Anna Quindlen is an achiever in fiction writing. She knows the rules and she is so industrious, so detail oriented, so sensitive to women issues, mood swings, and life’s surprises that you can’t really complain about the quality of her writing. And — still you can! This book attempts to cover absolutely everything—and does so formulaically. It feels as though Quindlen gathered a checklist of every modern female concern, striving to address each one without ever achieving depth or finding an original angle. While she occasionally captures a sharp detail or mirrors a familiar feeling perfectly, the overall narrative ultimately leaves an aftertaste of banality and dissatisfaction.

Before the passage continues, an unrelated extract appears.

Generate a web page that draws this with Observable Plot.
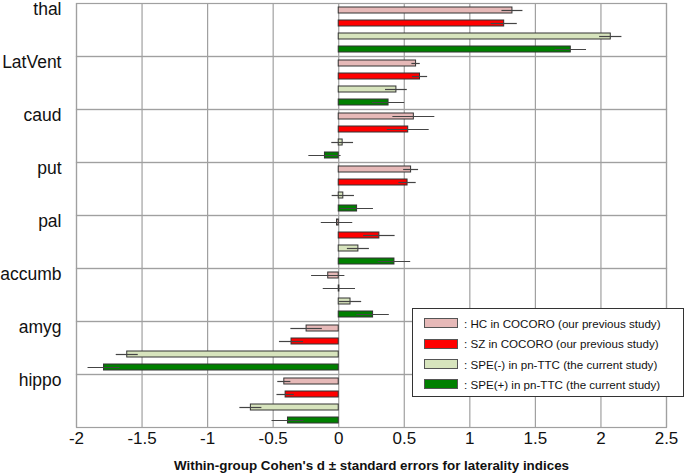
<!DOCTYPE html>
<html>
<head>
<meta charset="utf-8">
<script src="https://cdn.jsdelivr.net/npm/d3@7"></script>
<script src="https://cdn.jsdelivr.net/npm/@observablehq/plot@0.6"></script>
<style>
  html, body { margin: 0; padding: 0; background: white; }
  #wrap { position: relative; width: 685px; height: 476px; font-family: "Liberation Sans", Arial, sans-serif; }
  #legend { position: absolute; left: 412px; top: 308px; width: 272px; height: 89px; box-sizing: border-box;
            border: 1px solid #333; background: white; }
  .row { position: absolute; left: 11px; height: 12px; display: flex; align-items: center; }
  .sw { width: 34px; height: 10px; box-sizing: border-box; border: 1px solid #555; margin-right: 6px; }
  .lt { font-size: 11.6px; color: #111; white-space: nowrap; }
  svg g[aria-label="x-axis label"] text { font-weight: bold; font-size: 13.4px; }
</style>
</head>
<body>
<div id="wrap"></div>
<script>
const regions = ["thal", "LatVent", "caud", "put", "pal", "accumb", "amyg", "hippo"];
const groups = [
  "HC in COCORO (our previous study)",
  "SZ in COCORO (our previous study)",
  "SPE(-) in pn-TTC (the current study)",
  "SPE(+) in pn-TTC (the current study)"
];
const colors = ["#e6b9b8", "#ff0000", "#d7e4bd", "#008000"];
const xTicks = [-2, -1.5, -1, -0.5, 0, 0.5, 1, 1.5, 2, 2.5];
const xLabel = "Within-group Cohen's d \u00b1 standard errors for laterality indices";

const hcD   = [1.325, 0.59, 0.573, 0.552, -0.013, -0.08, -0.245, -0.415];
const hcSE  = [0.08, 0.032, 0.16, 0.057, 0.12, 0.127, 0.12, 0.05];
const szD   = [1.262, 0.62, 0.53, 0.525, 0.31, 0.005, -0.36, -0.405];
const szSE  = [0.1, 0.058, 0.16, 0.066, 0.12, 0.123, 0.092, 0.066];
const speNegD  = [2.075, 0.44, 0.03, 0.035, 0.15, 0.09, -1.613, -0.67];
const speNegSE = [0.085, 0.083, 0.083, 0.085, 0.084, 0.085, 0.084, 0.084];
const spePosD  = [1.77, 0.38, -0.105, 0.14, 0.425, 0.262, -1.79, -0.387];
const spePosSE = [0.12, 0.123, 0.123, 0.125, 0.124, 0.124, 0.122, 0.122];

const series = [[hcD, hcSE], [szD, szSE], [speNegD, speNegSE], [spePosD, spePosSE]];
const data = [];
regions.forEach((r, i) => {
  series.forEach(([d, se], g) => {
    data.push({region: r, group: groups[g], d: d[i], se: se[i]});
  });
});

const chart = Plot.plot({
  width: 685,
  height: 476,
  marginTop: 2,
  marginBottom: 49,
  marginLeft: 76,
  marginRight: 19,
  style: {fontFamily: "'Liberation Sans', Arial, sans-serif", fontSize: "17px", background: "white", color: "#111"},
  fy: {domain: regions, padding: 0, axis: null},
  y: {domain: groups, paddingInner: 0.55, paddingOuter: 0.3, axis: null},
  x: {
    domain: [-2, 2.5],
    ticks: xTicks,
    tickFormat: d => String(d),
    tickSize: 0,
    tickPadding: 4,
    label: xLabel,
    labelAnchor: "center",
    labelArrow: "none",
    labelOffset: 42
  },
  color: {domain: groups, range: colors},
  marks: [
    Plot.gridX(xTicks, {stroke: "#a0a0a0", strokeOpacity: 1, strokeWidth: 1.2}),
    Plot.frame({stroke: "#a0a0a0", strokeWidth: 1.2}),
    Plot.barX(data, {fy: "region", y: "group", x: "d", fill: "group", stroke: "#333", strokeWidth: 1}),
    Plot.ruleY(data, {fy: "region", y: "group", x1: d => d.d - d.se, x2: d => d.d + d.se, stroke: "#444", strokeWidth: 1.2}),
    Plot.text(regions, {fy: d => d, y: () => groups[0], text: d => d, frameAnchor: "left", textAnchor: "end", dx: -15, dy: -1, fontSize: 17.5, fill: "#111"})
  ]
});

const wrap = document.getElementById("wrap");
wrap.appendChild(chart);

const legend = document.createElement("div");
legend.id = "legend";
const rowTops = [8, 28.5, 49, 69];
groups.forEach((g, i) => {
  const row = document.createElement("div");
  row.className = "row";
  row.style.top = rowTops[i] + "px";
  const sw = document.createElement("div");
  sw.className = "sw";
  sw.style.background = colors[i];
  const t = document.createElement("span");
  t.className = "lt";
  t.textContent = ": " + g;
  row.appendChild(sw);
  row.appendChild(t);
  legend.appendChild(row);
});
wrap.appendChild(legend);
</script>
</body>
</html>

This clutter is the inevitable result of cramming a dizzying array of subplots into a single novel:
- Mother-daughter friction
- Deep father-daughter affection
- Cross-marital betrayal
- Late-in-life discovery of a biological father
- Dealing with a parent’s dementia
- A sister’s tight bond with her gay brother
- Watching a fabulous best friend die of cancer
- Chronic parental self-doubt
- The quiet grief of a childless family
- Desperation to conceive
- A child coping with maternal loss
While Quindlen meticulously anchors these subtopics to her protagonist, the execution feels synthetic. In the end, it feels like she was busy checking boxes rather than writing about life itself.